What’s the secret to this industry renegade, anyway? Who is this scalawag wanted in the Northwest wine forest for high crimes and misdemeanors? His treason: daring to give back to those who dare to make the wine. Blasphemy!
Like any good pirate, Shimmer was no good being first mate. He worked for his father awhile, but Shimmer the Graybeard and his progeny didn’t sextant the equator the same. Workin’ for the man is buzzard food, even when the man is your old man. Shimmer knew he needed his own crew.
“You don’t make the right decisions all the time,” he says. “But it’s nice when you’re right. I was sick of being as good as I was allowed to be. I was lucky enough to be approached by my partner. I couldn’t have started the business without him.”
His silver hoop earring shines in the light cast off by the hardwood flat bread oven as he washes down a lamb sugo pappardella with sangiovese grosso. His partner, a rum runner by night and financier by day, gave Shimmer his command, and they’ve set a hard course for the Northwest Barbary ever since. And the provocateurs and petulant paradigmers are taking notice.
Then there’s the duchy. They don’t make it easy on the mold-breakers. The king likes a loyal and somnambulant populace. But Capt’n Shimmer and his crew are turning a page on the old ways of doing business.
“We work with our wineries,” he says, “not just try to make money off them. We consult. We’re brand builders. We give them feedback.
“First, we wanted to keep the money in Oregon. Our focus will always be the Northwest,” he says with pride, pondering the powerful wine merchants he competes with in town. “But in order to grow, we need to look internationally. We’re beginning to snowball.”
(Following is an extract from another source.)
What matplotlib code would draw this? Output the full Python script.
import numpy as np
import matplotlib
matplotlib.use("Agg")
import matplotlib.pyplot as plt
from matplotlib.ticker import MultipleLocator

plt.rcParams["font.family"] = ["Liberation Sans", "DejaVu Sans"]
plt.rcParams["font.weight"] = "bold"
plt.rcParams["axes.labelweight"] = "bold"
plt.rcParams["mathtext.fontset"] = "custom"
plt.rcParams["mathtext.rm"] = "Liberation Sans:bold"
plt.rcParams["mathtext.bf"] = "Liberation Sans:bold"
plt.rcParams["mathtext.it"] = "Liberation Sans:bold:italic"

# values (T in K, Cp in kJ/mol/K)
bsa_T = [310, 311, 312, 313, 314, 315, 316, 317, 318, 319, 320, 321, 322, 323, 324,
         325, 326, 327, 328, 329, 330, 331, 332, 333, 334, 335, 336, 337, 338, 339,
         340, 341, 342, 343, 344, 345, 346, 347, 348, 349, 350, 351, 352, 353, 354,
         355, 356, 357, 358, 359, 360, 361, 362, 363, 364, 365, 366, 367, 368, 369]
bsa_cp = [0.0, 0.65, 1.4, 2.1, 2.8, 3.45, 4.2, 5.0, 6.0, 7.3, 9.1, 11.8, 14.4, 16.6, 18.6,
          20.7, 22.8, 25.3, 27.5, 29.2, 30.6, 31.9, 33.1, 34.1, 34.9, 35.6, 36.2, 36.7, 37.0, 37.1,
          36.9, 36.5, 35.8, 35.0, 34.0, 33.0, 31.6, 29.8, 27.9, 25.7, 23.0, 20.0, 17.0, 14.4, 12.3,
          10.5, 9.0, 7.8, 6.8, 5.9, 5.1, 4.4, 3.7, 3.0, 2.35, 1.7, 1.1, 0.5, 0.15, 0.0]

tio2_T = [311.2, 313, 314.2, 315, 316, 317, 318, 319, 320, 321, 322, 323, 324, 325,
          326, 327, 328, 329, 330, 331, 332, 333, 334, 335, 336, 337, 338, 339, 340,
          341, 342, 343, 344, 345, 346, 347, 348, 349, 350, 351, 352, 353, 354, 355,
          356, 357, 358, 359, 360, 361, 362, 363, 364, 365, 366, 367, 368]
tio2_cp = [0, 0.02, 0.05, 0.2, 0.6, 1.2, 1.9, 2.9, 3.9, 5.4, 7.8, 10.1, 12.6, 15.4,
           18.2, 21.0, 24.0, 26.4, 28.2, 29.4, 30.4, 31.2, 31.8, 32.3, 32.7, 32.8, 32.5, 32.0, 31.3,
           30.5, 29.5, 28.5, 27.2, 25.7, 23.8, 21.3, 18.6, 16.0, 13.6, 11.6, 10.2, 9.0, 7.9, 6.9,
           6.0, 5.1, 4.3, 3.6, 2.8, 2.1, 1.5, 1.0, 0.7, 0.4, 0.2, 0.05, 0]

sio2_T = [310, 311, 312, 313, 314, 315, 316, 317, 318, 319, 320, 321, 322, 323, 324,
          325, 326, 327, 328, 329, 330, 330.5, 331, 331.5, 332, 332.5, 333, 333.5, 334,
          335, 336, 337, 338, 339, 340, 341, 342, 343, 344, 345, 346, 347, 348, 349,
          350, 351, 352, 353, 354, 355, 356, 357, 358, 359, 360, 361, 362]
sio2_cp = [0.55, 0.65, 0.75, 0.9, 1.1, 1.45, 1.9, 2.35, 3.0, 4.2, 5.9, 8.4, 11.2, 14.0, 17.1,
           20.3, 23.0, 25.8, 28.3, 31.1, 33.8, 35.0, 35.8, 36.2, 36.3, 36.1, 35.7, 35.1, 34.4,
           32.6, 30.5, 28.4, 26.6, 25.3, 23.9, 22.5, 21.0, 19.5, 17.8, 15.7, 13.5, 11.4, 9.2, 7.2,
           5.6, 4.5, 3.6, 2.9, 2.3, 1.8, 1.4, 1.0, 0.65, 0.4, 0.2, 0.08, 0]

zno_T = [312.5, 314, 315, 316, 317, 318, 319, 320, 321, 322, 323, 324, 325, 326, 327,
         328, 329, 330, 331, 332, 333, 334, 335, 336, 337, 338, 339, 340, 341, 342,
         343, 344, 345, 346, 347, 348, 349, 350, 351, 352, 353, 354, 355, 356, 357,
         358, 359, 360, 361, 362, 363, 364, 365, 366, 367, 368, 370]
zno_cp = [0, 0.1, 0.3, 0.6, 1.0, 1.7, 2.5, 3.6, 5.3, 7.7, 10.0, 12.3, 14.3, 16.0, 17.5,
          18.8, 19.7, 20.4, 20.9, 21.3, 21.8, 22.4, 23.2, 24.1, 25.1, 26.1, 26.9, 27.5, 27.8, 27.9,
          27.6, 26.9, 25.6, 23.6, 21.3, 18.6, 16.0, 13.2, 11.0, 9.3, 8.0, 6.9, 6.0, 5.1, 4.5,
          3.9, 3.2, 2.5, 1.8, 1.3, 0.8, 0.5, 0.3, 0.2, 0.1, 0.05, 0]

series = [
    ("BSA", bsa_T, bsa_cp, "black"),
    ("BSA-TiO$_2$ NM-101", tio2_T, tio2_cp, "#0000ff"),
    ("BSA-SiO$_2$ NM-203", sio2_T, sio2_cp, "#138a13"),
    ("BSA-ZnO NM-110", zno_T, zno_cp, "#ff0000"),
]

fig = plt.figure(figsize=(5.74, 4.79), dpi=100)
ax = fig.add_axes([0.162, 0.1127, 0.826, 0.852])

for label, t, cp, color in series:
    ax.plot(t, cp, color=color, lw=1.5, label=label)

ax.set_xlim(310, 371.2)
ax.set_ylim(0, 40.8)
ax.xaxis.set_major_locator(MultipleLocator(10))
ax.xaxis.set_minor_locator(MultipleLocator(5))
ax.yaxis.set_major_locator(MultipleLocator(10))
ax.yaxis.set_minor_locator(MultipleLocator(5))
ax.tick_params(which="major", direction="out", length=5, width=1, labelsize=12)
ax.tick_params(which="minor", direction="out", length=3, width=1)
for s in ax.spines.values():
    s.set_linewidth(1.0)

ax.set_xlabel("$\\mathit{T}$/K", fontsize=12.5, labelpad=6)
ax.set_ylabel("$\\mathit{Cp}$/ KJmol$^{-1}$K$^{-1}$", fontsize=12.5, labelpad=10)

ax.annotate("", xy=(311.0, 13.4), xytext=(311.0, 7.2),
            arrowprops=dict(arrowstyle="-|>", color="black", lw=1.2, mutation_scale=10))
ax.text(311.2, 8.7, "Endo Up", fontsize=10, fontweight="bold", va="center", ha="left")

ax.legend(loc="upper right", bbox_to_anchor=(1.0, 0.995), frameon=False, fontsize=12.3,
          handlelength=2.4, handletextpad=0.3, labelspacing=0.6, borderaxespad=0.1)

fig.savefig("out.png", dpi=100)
His compass set for distant shores, Shimmer tasks his crew of a dozen plus one to make a difference, to educate and change the thinking of the oeno-oppressed … and to put a few more guineas into the hands of the humble craftspeople that make the beautiful wines he promotes.
“We look for social awareness,” he says. “Do you know where that winery is? Is it sustainable? Forward-thinking wineries are who we want to work with.”
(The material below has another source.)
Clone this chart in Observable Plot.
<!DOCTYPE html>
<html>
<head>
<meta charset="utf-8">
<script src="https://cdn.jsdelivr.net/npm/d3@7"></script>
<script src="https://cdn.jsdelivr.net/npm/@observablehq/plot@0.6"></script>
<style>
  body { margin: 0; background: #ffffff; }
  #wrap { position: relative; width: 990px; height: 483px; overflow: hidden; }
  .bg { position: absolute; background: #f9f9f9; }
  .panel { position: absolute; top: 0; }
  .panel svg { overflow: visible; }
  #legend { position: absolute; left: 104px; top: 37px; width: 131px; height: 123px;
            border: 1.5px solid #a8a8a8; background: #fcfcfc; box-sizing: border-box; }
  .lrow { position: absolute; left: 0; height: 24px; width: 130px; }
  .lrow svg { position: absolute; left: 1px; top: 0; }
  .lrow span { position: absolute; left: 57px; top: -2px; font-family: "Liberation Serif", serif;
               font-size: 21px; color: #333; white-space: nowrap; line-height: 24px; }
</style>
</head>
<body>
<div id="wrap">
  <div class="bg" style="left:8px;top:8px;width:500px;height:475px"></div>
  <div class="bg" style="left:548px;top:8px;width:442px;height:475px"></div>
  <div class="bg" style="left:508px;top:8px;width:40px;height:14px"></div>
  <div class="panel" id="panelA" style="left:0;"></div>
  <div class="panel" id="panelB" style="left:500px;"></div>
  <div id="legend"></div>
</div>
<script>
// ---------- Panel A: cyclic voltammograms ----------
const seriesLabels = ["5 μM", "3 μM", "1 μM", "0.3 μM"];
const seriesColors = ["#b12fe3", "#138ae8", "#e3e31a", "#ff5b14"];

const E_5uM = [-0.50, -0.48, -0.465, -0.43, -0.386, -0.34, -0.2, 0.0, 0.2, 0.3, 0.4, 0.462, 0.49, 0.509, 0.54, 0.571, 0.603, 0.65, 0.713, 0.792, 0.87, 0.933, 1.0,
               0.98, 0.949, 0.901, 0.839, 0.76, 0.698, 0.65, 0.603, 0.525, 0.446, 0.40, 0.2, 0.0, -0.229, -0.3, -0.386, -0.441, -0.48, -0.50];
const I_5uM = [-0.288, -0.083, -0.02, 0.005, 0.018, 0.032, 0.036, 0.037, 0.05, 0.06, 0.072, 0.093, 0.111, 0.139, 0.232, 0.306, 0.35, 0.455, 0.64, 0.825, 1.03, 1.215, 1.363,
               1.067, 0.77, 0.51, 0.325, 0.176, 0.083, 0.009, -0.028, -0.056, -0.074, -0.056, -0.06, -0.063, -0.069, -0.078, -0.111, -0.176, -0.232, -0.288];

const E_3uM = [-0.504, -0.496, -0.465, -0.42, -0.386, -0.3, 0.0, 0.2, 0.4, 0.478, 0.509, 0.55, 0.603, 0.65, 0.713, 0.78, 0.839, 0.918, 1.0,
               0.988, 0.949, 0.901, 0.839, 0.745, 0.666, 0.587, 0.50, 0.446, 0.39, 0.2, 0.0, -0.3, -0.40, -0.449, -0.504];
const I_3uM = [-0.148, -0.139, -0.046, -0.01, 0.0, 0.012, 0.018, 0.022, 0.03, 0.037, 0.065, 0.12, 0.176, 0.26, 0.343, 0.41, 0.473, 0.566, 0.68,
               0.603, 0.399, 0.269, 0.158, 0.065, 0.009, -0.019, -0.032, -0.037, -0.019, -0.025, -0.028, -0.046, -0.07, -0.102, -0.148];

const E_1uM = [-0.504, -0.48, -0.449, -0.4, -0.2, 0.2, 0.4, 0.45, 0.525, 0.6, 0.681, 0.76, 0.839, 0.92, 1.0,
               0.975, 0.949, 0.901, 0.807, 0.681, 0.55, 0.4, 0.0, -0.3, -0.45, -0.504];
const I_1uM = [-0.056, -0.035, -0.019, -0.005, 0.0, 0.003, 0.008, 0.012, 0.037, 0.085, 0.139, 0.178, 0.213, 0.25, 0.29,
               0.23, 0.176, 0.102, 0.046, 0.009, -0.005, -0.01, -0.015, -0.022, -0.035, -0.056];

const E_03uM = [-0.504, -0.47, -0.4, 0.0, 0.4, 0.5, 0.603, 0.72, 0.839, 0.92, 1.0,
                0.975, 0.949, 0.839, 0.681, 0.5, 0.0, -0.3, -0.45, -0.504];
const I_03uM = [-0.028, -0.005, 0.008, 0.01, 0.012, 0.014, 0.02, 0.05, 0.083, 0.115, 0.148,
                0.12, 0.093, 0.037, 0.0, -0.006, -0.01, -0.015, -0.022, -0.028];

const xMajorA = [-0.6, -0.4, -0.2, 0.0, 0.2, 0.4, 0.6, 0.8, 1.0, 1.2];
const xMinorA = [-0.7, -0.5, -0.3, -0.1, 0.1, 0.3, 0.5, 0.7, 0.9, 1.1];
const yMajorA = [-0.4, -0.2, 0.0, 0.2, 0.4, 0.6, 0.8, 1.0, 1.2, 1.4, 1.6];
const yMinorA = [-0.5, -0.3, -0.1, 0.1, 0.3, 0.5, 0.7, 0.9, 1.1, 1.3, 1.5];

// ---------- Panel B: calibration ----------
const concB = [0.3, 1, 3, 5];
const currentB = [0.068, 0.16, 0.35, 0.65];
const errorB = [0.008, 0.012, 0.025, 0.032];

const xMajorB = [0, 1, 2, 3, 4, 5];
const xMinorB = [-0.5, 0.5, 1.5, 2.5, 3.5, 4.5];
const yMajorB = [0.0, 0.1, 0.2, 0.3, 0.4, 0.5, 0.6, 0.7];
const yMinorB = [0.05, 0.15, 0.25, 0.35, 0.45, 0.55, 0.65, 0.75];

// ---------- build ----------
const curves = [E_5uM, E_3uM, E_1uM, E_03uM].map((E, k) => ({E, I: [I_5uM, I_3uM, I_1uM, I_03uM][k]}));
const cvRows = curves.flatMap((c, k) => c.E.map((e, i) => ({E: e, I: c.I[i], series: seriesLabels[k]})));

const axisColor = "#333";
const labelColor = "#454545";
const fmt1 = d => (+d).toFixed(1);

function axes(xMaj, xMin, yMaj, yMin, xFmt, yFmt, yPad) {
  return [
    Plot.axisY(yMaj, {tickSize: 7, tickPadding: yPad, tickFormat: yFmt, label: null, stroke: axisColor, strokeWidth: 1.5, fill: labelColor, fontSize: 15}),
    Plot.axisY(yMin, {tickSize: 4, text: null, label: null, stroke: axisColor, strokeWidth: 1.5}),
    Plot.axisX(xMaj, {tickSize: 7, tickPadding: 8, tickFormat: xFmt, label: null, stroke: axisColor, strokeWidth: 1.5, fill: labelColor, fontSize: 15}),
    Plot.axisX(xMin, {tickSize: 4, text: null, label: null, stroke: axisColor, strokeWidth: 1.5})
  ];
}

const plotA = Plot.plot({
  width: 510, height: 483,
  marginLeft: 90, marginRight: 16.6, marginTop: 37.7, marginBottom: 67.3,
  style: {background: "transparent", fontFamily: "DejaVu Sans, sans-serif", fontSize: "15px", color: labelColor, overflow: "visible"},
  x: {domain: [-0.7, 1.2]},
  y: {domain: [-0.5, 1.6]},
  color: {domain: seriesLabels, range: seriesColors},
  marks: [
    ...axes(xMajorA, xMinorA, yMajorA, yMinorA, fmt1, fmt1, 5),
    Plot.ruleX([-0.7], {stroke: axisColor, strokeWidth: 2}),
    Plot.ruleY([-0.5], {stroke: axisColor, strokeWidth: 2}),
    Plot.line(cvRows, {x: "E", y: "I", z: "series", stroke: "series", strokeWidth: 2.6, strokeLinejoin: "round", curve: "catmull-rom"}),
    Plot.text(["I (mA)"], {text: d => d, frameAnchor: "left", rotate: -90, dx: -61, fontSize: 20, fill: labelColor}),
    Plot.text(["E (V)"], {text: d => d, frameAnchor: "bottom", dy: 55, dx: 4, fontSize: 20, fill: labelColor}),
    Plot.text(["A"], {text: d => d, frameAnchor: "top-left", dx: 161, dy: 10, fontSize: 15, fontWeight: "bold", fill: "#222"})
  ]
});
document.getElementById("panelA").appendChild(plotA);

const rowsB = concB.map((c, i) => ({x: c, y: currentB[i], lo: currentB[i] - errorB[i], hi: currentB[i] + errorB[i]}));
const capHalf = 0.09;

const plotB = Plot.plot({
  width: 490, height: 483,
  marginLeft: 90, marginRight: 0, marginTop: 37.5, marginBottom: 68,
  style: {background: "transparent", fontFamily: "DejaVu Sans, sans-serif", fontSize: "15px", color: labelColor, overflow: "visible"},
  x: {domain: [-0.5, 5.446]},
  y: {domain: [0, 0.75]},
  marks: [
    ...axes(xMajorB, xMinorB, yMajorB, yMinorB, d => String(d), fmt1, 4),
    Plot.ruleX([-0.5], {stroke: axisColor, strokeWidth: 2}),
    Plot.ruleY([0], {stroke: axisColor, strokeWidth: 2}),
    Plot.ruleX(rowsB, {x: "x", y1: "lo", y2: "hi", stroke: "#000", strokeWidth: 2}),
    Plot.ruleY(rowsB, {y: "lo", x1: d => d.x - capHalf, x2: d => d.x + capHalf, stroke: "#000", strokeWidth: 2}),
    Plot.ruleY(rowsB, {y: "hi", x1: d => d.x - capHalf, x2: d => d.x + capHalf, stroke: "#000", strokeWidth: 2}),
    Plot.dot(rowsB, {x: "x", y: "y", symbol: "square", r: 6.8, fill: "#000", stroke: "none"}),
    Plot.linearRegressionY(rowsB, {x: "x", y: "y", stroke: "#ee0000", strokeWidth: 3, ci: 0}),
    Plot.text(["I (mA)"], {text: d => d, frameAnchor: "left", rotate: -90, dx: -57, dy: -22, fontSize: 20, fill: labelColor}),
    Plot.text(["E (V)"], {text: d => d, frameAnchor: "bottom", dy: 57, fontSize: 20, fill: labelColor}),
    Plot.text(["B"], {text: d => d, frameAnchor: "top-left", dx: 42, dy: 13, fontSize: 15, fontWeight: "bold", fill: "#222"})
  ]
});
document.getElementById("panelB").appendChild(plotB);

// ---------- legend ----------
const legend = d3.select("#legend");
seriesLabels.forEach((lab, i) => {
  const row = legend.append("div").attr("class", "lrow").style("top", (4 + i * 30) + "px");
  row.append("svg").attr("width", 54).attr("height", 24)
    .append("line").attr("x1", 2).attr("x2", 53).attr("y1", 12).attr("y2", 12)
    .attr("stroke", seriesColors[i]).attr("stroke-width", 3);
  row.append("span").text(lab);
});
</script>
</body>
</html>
His harshest condemnation is saved for the frauds that prey upon the unwitting grape-juice lover.
“We’re trying to get people to open their eyes,” Shimmer explains. “They’re drinking mass-produced, chaptalized (sweetened), citrified (fruit extract added) wines. Some wineries even put oak powder in some of these wines, so you taste a barrel that was never there!”
Like Robin of the Hood before him, Shimmer stands tall for the little guy, proudly defending the people against the excesses and frauds perpetrated by the crown and its minions. He orders his crew to cast lines and they embark. New lands to discover. New juice to ferment.
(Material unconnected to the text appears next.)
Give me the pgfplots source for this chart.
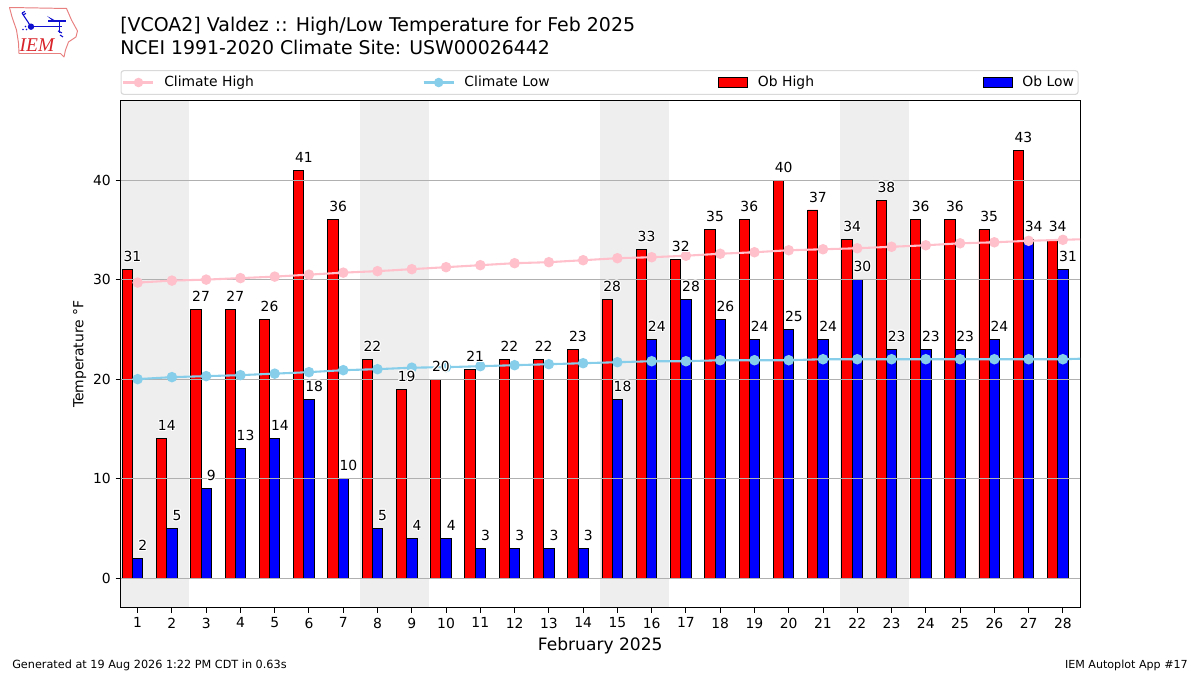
\documentclass[border=0pt]{standalone}
\usepackage{fontspec}
\setmainfont{DejaVu Sans}
\newfontfamily\logofont{Liberation Serif}
\usepackage{pgfplots}
\usepackage{pgfplotstable}
\usepackage{contour}
\pgfplotsset{compat=1.18}
\contourlength{0.7pt}

\definecolor{climhigh}{HTML}{FFC0CB}
\definecolor{climlow}{HTML}{87CEEB}
\definecolor{shade}{HTML}{EEEEEE}
\definecolor{gridgray}{HTML}{B0B0B0}
\definecolor{legedge}{HTML}{D9D9D9}
\definecolor{logored}{HTML}{E88080}
\definecolor{logotext}{HTML}{D8232A}
\definecolor{logoblue}{HTML}{1010D0}

\pgfplotstableread{
day high low
1 31 2
2 14 5
3 27 9
4 27 13
5 26 14
6 41 18
7 36 10
8 22 5
9 19 4
10 20 4
11 21 3
12 22 3
13 22 3
14 23 3
15 28 18
16 33 24
17 32 28
18 35 26
19 36 24
20 40 25
21 37 24
22 34 30
23 38 23
24 36 23
25 36 23
26 35 24
27 43 34
28 34 31
}\obs

% day 29 only carries the lines out to the frame
\pgfplotstableread{
day chigh clow
1 29.7 20.0
2 29.9 20.2
3 30.0 20.3
4 30.15 20.4
5 30.3 20.55
6 30.5 20.7
7 30.7 20.9
8 30.85 21.0
9 31.05 21.15
10 31.25 21.2
11 31.45 21.3
12 31.65 21.4
13 31.75 21.5
14 31.95 21.6
15 32.15 21.7
16 32.25 21.8
17 32.4 21.8
18 32.6 21.9
19 32.75 21.9
20 32.95 21.9
21 33.05 22.0
22 33.15 22.0
23 33.3 22.0
24 33.45 22.0
25 33.65 22.0
26 33.75 22.0
27 33.9 22.0
28 34.0 22.0
29 34.1 22.1
}\clim

\pgfplotsset{
  frame/.style={
    scale only axis, width=690.84pt, height=365.4pt,
    at={(86.76pt,48.24pt)}, anchor=south west,
    xmin=0.5, xmax=28.5, ymin=-3, ymax=48,
    /pgf/number format/assume math mode=true,
  },
  lab/.style={
    draw=none, mark=none, forget plot,
    point meta=y,
    nodes near coords={\contour{white}{\pgfmathprintnumber{\pgfplotspointmeta}}},
    every node near coord/.append style={font=\fontsize{10}{12}\selectfont,
      anchor=center, yshift=9pt, xshift=3.7pt, inner sep=0pt},
  },
}

\begin{document}
\begin{tikzpicture}
  \path[use as bounding box] (0,0) rectangle (864pt,486pt);

  \begin{axis}[
      frame, axis on top,
      axis line style={line width=0.72pt},
      ymajorgrids,
      major grid style={draw=gridgray, line width=0.72pt},
      xtick={1,...,28}, ytick={0,10,20,30,40},
      tick align=outside, xtick pos=bottom, ytick pos=left,
      major tick length=3.5pt,
      tick style={black, line width=0.72pt},
      tick label style={font=\fontsize{10}{12}\selectfont},
      ylabel={Temperature °F},
      ylabel shift=-2pt,
      ylabel style={font=\fontsize{10}{12}\selectfont},
      xlabel={February 2025},
      xlabel style={font=\fontsize{12.3}{15}\selectfont},
    ]
    \addplot[fill=shade, draw=none, forget plot] coordinates {(0.5,-3) (2.5,-3) (2.5,48) (0.5,48)} -- cycle;
    \addplot[fill=shade, draw=none, forget plot] coordinates {(7.5,-3) (9.5,-3) (9.5,48) (7.5,48)} -- cycle;
    \addplot[fill=shade, draw=none, forget plot] coordinates {(14.5,-3) (16.5,-3) (16.5,48) (14.5,48)} -- cycle;
    \addplot[fill=shade, draw=none, forget plot] coordinates {(21.5,-3) (23.5,-3) (23.5,48) (21.5,48)} -- cycle;
    \addplot[ybar, bar width=0.3, bar shift=-0.3, fill=red, draw=black, line width=0.6pt] table[x=day, y=high] {\obs};
    \addplot[ybar, bar width=0.3, bar shift=0, fill=blue, draw=black, line width=0.6pt] table[x=day, y=low] {\obs};
  \end{axis}

  % second axis so the climate lines and value labels sit above the grid
  \begin{axis}[
      frame, hide axis,
      legend columns=4,
      legend cell align=left,
      legend style={
        at={(axis description cs:0,1)}, anchor=south west, yshift=4pt,
        draw=legedge, line width=0.8pt, rounded corners=2pt,
        font=\fontsize{10}{12}\selectfont,
        inner xsep=1pt, inner ysep=2pt,
        /tikz/every odd column/.append style={column sep=5pt},
        /tikz/every even column/.append style={column sep=119.4pt},
      },
    ]
    \addlegendimage{legend image code/.code={
      \draw[climhigh, line width=1.5pt, sharp corners] (0pt,0pt) -- (21.6pt,0pt);
      \fill[climhigh, sharp corners] (10.8pt,0pt) circle (3pt);}}
    \addlegendentry{Climate High}
    \addlegendimage{legend image code/.code={
      \draw[climlow, line width=1.5pt, sharp corners] (0pt,0pt) -- (21.6pt,0pt);
      \fill[climlow, sharp corners] (10.8pt,0pt) circle (3pt);}}
    \addlegendentry{Climate Low}
    \addlegendimage{legend image code/.code={
      \draw[black, fill=red, line width=0.6pt, sharp corners] (0pt,-3.5pt) rectangle (21pt,3.5pt);}}
    \addlegendentry{Ob High}
    \addlegendimage{legend image code/.code={
      \draw[black, fill=blue, line width=0.6pt, sharp corners] (0pt,-3.5pt) rectangle (21pt,3.5pt);}}
    \addlegendentry{Ob Low\hspace{1.5pt}}

    \addplot[climhigh, line width=1.5pt, mark=*, mark size=3pt, mark options={climhigh}, forget plot] table[x=day, y=chigh] {\clim};
    \addplot[climlow, line width=1.5pt, mark=*, mark size=3pt, mark options={climlow}, forget plot] table[x=day, y=clow] {\clim};

    \addplot[lab] table[x expr=\thisrow{day}-0.3, y=high] {\obs};
    \addplot[lab] table[x=day, y=low] {\obs};
  \end{axis}

  % everything below is placed in reference pixels, origin top left
  \begin{scope}[shift={(0pt,486pt)}, x=0.72pt, y=-0.72pt]
    \node[anchor=base west, inner sep=0pt, font=\fontsize{13.65}{16}\selectfont] at (120,32) {[VCOA2] Valdez :: High/Low Temperature for Feb 2025};
    \node[anchor=base west, inner sep=0pt, font=\fontsize{13.6}{16}\selectfont] at (120,55) {NCEI 1991-2020 Climate Site: USW00026442};
    \node[anchor=base west, inner sep=0pt, font=\fontsize{8.1}{10}\selectfont] at (12,669) {Generated at 19 Aug 2026 1:22 PM CDT in 0.63s};
    \node[anchor=base east, inner sep=0pt, font=\fontsize{8}{10}\selectfont] at (1188,669) {IEM Autoplot App \#17};

    % logo
    \draw[logored, line width=0.7pt, line join=round] (9.5,7.5) -- (66.5,8.5) -- (71.5,20) -- (77.5,31) -- (76,37) -- (68.5,42) -- (65.5,50) -- (64,57) -- (60.5,53.5) -- (19,53.5) -- (18.5,43) -- (16.5,30) -- (12,17) -- cycle;
    \draw[logoblue, line width=1pt] (31,26.7) -- (62,26.7) (48,21) -- (66,21) (59.5,21) -- (59.5,33);
    \draw[logoblue, line width=0.8pt] (31,26.7) -- (22,13) (22,13) -- (25,11.5) (23,15) -- (26,13.5);
    \fill[logoblue] (31,26.7) circle (3.2);
    \fill[logoblue] (47,16) -- (58,22) -- (54,22) -- cycle;
    \fill[logoblue] (23,29.5) circle (0.9) (25.5,26.5) circle (0.9) (26.5,29.5) circle (0.9);
    \draw[logoblue, line width=0.8pt] (58,31) -- (62,33) (60,35) -- (63,37);
    \node[anchor=base, inner sep=0pt, text=logotext, font=\logofont\itshape\fontsize{14}{16}\selectfont] at (37,51.5) {IEM};
  \end{scope}
\end{tikzpicture}
\end{document}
“We’re just trying to conquer the world…one bottle at a time.”
Oregonington Selections of the Month:
2011 Robert Ramsey Counoise, Red Mountain, Washington $35. Ramsey sources counoise to blend with their other Rhone varietals and cuvees like their Le Mien. As Ramsey began to understand the potential of counoise on its own, they were excited and thanked their lucky stars they had enough fruit to bottle some on its own. Like its cousin syrah, counoise is raw, spicy, and thick, but adds smoothness and a meaty quality that is both delicious and interesting. There is not much counoise bottled here in the States. A unique and generous mouthful…!
2010 Ash Hollow Nine Mile Red Blend $22. Comprised entirely of estate fruit—60% merlot and 40% cabernet sauvignon—from the east side of Walla Walla, this wine displays brooding dark fruit with medium tannin, soft leather, and blackberry tones. It is tightly wound, requiring a little patience, while layered with herbaceousness and mineral nuances. This boutique winery aims for ultra-premium quality, while keeping the price affordable. An excellent value.